BPS pada awal Februari 2011 lalu telah mempublikasikan secara utuh kinerja ekonomi Jawa Timur (Jatim) 2010. Secara umum, data makroekonomi Jatim 2010 menunjukkan gambar yang buram, sehingga perlu terobosan kebijakan yang cerdas dan kerja keras untuk memerbaiki kinerja ekonomi di masa depan. Pertama, pertumbuhan ekonomi Jatim 2010 memang bagus (6,67%), lebih tinggi ketimbang pertumbuhan ekonomi nasional yang sebesar 6,1% [tapi inflasi Jatim (7,10%) juga lebih tinggi dari inflasi nasional (6,96%)]. Pola ini mengulang kinerja pertumbuhan ekonomi 2009, di mana ekonomi Jatim tumbuh 5,01% dan nasional 4,5%. Kedua, data sebaliknya, pertumbuhan sektoral kian tidak ramah terhadap sektor pertanian dan industri (yang selama ini menyerap tenaga kerja dalam jumlah besar). Pada 2010, sektor pertanian hanya tumbuh 2,1% (turun dari 2009 yang sebesar 4,01%). Sementara itu, pertumbuhan sektor industri dan pengolahan pada 2010 cuma 4,35%.

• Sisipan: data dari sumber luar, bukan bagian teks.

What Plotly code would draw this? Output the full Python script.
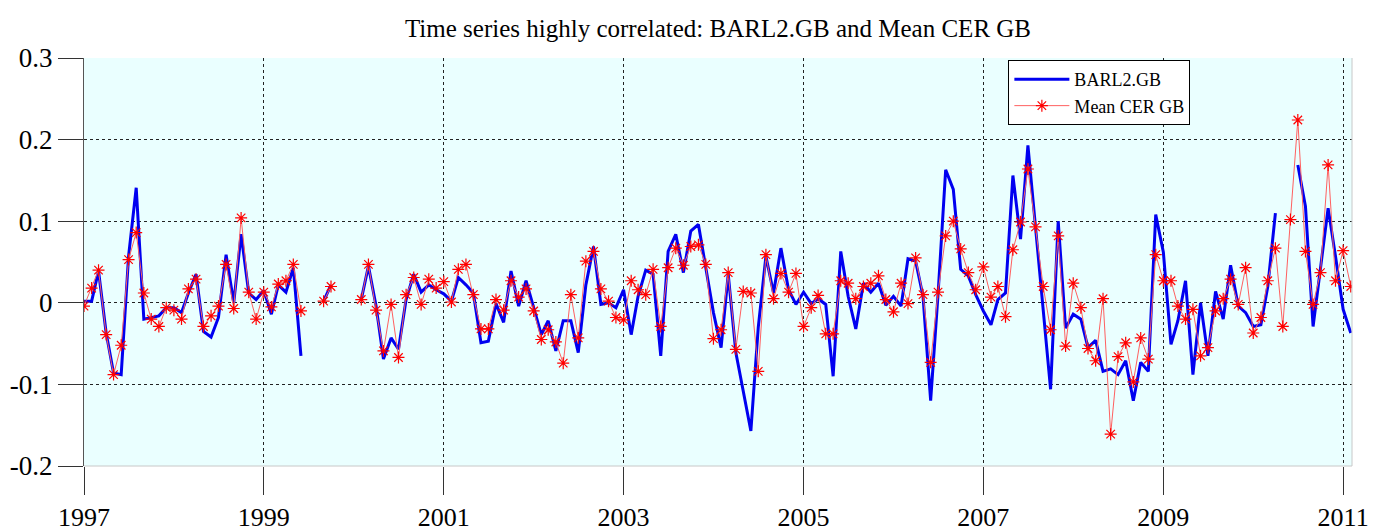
import pandas as pd
import plotly.graph_objects as go

dates = pd.date_range("1997-01-01", periods=170, freq="MS")

barl2_gb = [
    0.002, 0.002, 0.039, -0.037, -0.086, -0.088, 0.057, 0.141, -0.020, -0.018,
    -0.016, -0.006, -0.006, -0.012, 0.012, 0.035, -0.035, -0.042, -0.018, 0.059,
    0.000, 0.084, 0.012, 0.004, 0.015, -0.014, 0.022, 0.013, 0.043, -0.065,
    None, None, 0.002, 0.022, None, None, None, 0.004, 0.045, -0.004,
    -0.069, -0.043, -0.057, 0.004, 0.035, 0.013, 0.022, 0.016, 0.011, 0.002,
    0.031, 0.022, 0.012, -0.049, -0.047, -0.001, -0.024, 0.039, -0.004, 0.027,
    -0.006, -0.039, -0.022, -0.059, -0.022, -0.022, -0.061, 0.022, 0.069, -0.002,
    0.000, -0.006, 0.016, -0.039, 0.008, 0.040, 0.035, -0.065, 0.063, 0.084,
    0.037, 0.088, 0.096, 0.045, -0.012, -0.055, 0.035, -0.061, -0.110, -0.157,
    -0.030, 0.057, 0.012, 0.067, 0.016, -0.002, 0.013, -0.001, 0.005, -0.002,
    -0.090, 0.063, 0.008, -0.032, 0.024, 0.013, 0.024, -0.003, 0.008, -0.004,
    0.054, 0.051, 0.008, -0.120, 0.010, 0.163, 0.139, 0.041, 0.033, 0.010,
    -0.010, -0.027, 0.004, 0.012, 0.156, 0.078, 0.193, 0.094, -0.004, -0.106,
    0.100, -0.031, -0.014, -0.020, -0.055, -0.046, -0.084, -0.081, -0.088, -0.071,
    -0.120, -0.073, -0.084, 0.108, 0.062, -0.051, -0.022, 0.027, -0.088, 0.000,
    -0.065, 0.014, -0.020, 0.046, -0.004, -0.012, -0.029, -0.027, 0.020, 0.110,
    None, None, 0.169, 0.118, -0.029, 0.045, 0.116, 0.057, -0.008, -0.037,
]

mean_cer_gb = [
    -0.004, 0.018, 0.040, -0.039, -0.088, -0.052, 0.053, 0.086, 0.012, -0.020,
    -0.029, -0.006, -0.009, -0.020, 0.017, 0.029, -0.029, -0.016, -0.004, 0.047,
    -0.007, 0.104, 0.013, -0.020, 0.013, -0.005, 0.023, 0.027, 0.047, -0.010,
    None, None, 0.002, 0.020, None, None, None, 0.004, 0.047, -0.009,
    -0.059, -0.002, -0.067, 0.010, 0.031, -0.002, 0.029, 0.018, 0.026, 0.001,
    0.041, 0.047, 0.010, -0.032, -0.032, 0.004, -0.009, 0.027, 0.007, 0.017,
    -0.010, -0.045, -0.033, -0.048, -0.074, 0.010, -0.043, 0.051, 0.063, 0.017,
    0.002, -0.018, -0.021, 0.027, 0.016, 0.010, 0.041, -0.029, 0.043, 0.067,
    0.046, 0.069, 0.071, 0.047, -0.044, -0.033, 0.037, -0.057, 0.014, 0.012,
    -0.084, 0.059, 0.005, 0.036, 0.013, 0.036, -0.029, -0.006, 0.009, -0.038,
    -0.038, 0.027, 0.024, 0.005, 0.020, 0.024, 0.033, 0.004, -0.011, 0.024,
    -0.001, 0.055, 0.010, -0.073, 0.013, 0.082, 0.100, 0.066, 0.037, 0.016,
    0.044, 0.007, 0.020, -0.017, 0.065, 0.099, 0.164, 0.093, 0.020, -0.033,
    0.082, -0.053, 0.024, -0.006, -0.056, -0.071, 0.005, -0.161, -0.066, -0.049,
    -0.097, -0.043, -0.069, 0.059, 0.027, 0.027, -0.004, -0.020, -0.008, -0.065,
    -0.055, -0.010, 0.005, 0.029, -0.002, 0.043, -0.037, -0.018, 0.027, 0.067,
    -0.029, 0.102, 0.224, 0.063, -0.002, 0.037, 0.169, 0.027, 0.064, 0.020,
]

y_ticks = [-0.2, -0.1, 0, 0.1, 0.2, 0.3]
y_tick_text = ["-0.2", "-0.1", "0", "0.1", "0.2", "0.3"]
x_tick_years = [1997, 1999, 2001, 2003, 2005, 2007, 2009, 2011]

serif = "Liberation Serif, Times New Roman, serif"

fig = go.Figure()
fig.add_trace(go.Scatter(
    x=dates, y=barl2_gb, mode="lines", name="BARL2.GB",
    line=dict(color="#0000F0", width=3),
))
fig.add_trace(go.Scatter(
    x=dates, y=mean_cer_gb, mode="lines+markers", name="Mean CER GB",
    line=dict(color="#FF6060", width=1),
    marker=dict(symbol="asterisk-open", size=10, color="#FF0000",
                line=dict(color="#FF0000", width=1.2)),
))

fig.update_layout(
    width=1384, height=531,
    margin=dict(l=84, r=32, t=58, b=65),
    paper_bgcolor="white",
    plot_bgcolor="#EAFFFF",
    title=dict(text="Time series highly correlated: BARL2.GB and Mean CER GB",
               x=0.5, xref="paper", y=0.947, yanchor="middle",
               font=dict(family=serif, size=25, color="black")),
    font=dict(family=serif, color="black"),
    showlegend=True,
    legend=dict(x=0.729, y=0.995, xanchor="left", yanchor="top",
                bgcolor="white", bordercolor="black", borderwidth=1,
                font=dict(family=serif, size=18, color="black"),
                itemwidth=55, tracegroupgap=0),
    shapes=[
        dict(type="line", xref="paper", yref="paper", x0=0, x1=1, y0=0, y1=0,
             line=dict(color="#C8C8C8", width=1), layer="above"),
        dict(type="line", xref="paper", yref="paper", x0=1, x1=1, y0=0, y1=1,
             line=dict(color="#C8C8C8", width=1), layer="above"),
    ],
)

fig.update_xaxes(
    range=["1997-01-01", "2011-02-06"],
    tickvals=[pd.Timestamp(f"{yr}-01-01") for yr in x_tick_years],
    ticktext=[str(yr) for yr in x_tick_years],
    ticks="outside", ticklen=28, tickcolor="#333333", tickwidth=1,
    tickfont=dict(family=serif, size=26, color="black"),
    ticklabelstandoff=0,
    showgrid=True, gridcolor="#222222", gridwidth=1, griddash="dot",
    showline=False, zeroline=False, automargin=False,
)
fig.update_yaxes(
    range=[-0.2, 0.3],
    tickvals=y_ticks, ticktext=y_tick_text,
    ticks="outside", ticklen=25, tickcolor="#333333", tickwidth=1,
    tickfont=dict(family=serif, size=27, color="black"),
    showgrid=True, gridcolor="#222222", gridwidth=1, griddash="dot",
    showline=True, linecolor="#555555", linewidth=1,
    zeroline=False, automargin=False,
)

fig.write_html("out.html",
               config={"displayModeBar": False},
               post_script="document.body.style.margin='0px';document.body.style.overflow='hidden';")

Rapor Merah Pertanian dan Industri
Sepanjang 2010, seperti juga pada 2008 dan 2009, struktur pertumbuhan ekonomi Jatim banyak ditopang oleh pertumbuhan sektor pengangkutan dan komunikasi (10,07%); perdagangan, hotel, dan restoran (10,67%); serta keuangan, persewaan, dan jasa perusahaan (7,27%). Pertumbuhan sektor-sektor tersebut memang penting, tetapi kekurangannya adalah penyerapan tenaga kerjanya yang tidak terlalu besar, meskipun pertumbuhannya tinggi. Karakteristik sektor-sektor tersebut juga sangat khas, dinamika perkembangannya kurang bersinggungan secara langsung dengan peran pemerintah (daerah). Artinya, jika pertumbuhan sektor ini bagus, tidak lantas bisa disimpulkan peranan pemerintah telah optimal. Sektor-sektor tersebut selama ini berjalan lebih banyak berbasis kreativitas, geliat ekonomi, dan inisiasi individu (private). Bahkan, jujur saja, sektor perdagangan tetap tumbuh di tengah buruknya infrastruktur ekonomi.
Sebaliknya, berhasil atau tidaknya perkembangan sektor pertanian dan industri sangat tergantung dari peran (intervensi) pemerintah secara langsung. Ini bukan hanya terjadi di negara berkembang, tetapi juga berlangsung di negara maju sampai saat ini. Oleh karena itu, muramnya pertumbuhan sektor pertanian dan industri di Jatim menunjukkan ketidakcakapan pemerintah (provinsi/ kabupaten/kota) dalam mendorong pembangunan kedua sektor tersebut. Sulit diterima oleh akal sehat, Jatim yang merupakan lumbung sektor pertanian karena beberapa komoditas strategis pangan berasal dari Jatim, seperti beras, gula, jagung, dan kedelai, tapi kinerja sektor pertaniannya sedemikian terpuruk (bahkan pertumbuhannya lebih rendah dari nasional yang sebesar 2,9% pada 2010). Lebih absurd lagi, inflasi bahan makanan di Jatim pada 2010 sebesar 16,39%, lebih dari dua kali lipat inflasi Jatim. Inilah ironinya: menjadi produsen (surplus) pangan, tapi inflasi tertinggi disumbang dari sektor pangan!
Berikutnya, kinerja pertumbuhan sektor industri yang rendah (lebih rendah dari pertumbuhan sektor industri dan pengolahan nasional: 4,5% pada 2010) menyebabkan kontribusi sektor industri dan pengolahan terhadap PDRB di Jatim tinggal 27,49% (2010), padahal pada 2009 kontribusinya masih 28,64%. Dengan turunnya kontribusi sektor industri, secara otomatis juga menunjukkan kian terbatasnya nilai tambah dari kegaiatan ekonomi di Jatim, sebab sektor industri merupakan salah satu sektor ekonomi yang banyak menyumbahkan nilai tambah perekonomian (di samping penyerapan tenaga kerja). Secara geografis, sektor industri ini juga mengalami masalah karena terkonsentrasi di pusat-pusat ekonomi Jatim, seperti Surabaya, Lamongan, Gresik, Sidoarjo, Mojokerto, dan Pasuruan, sehingga bukan merupakan kebetulan jika di sebagian wilayah itu pendapatan per kapitanya relatif tinggi.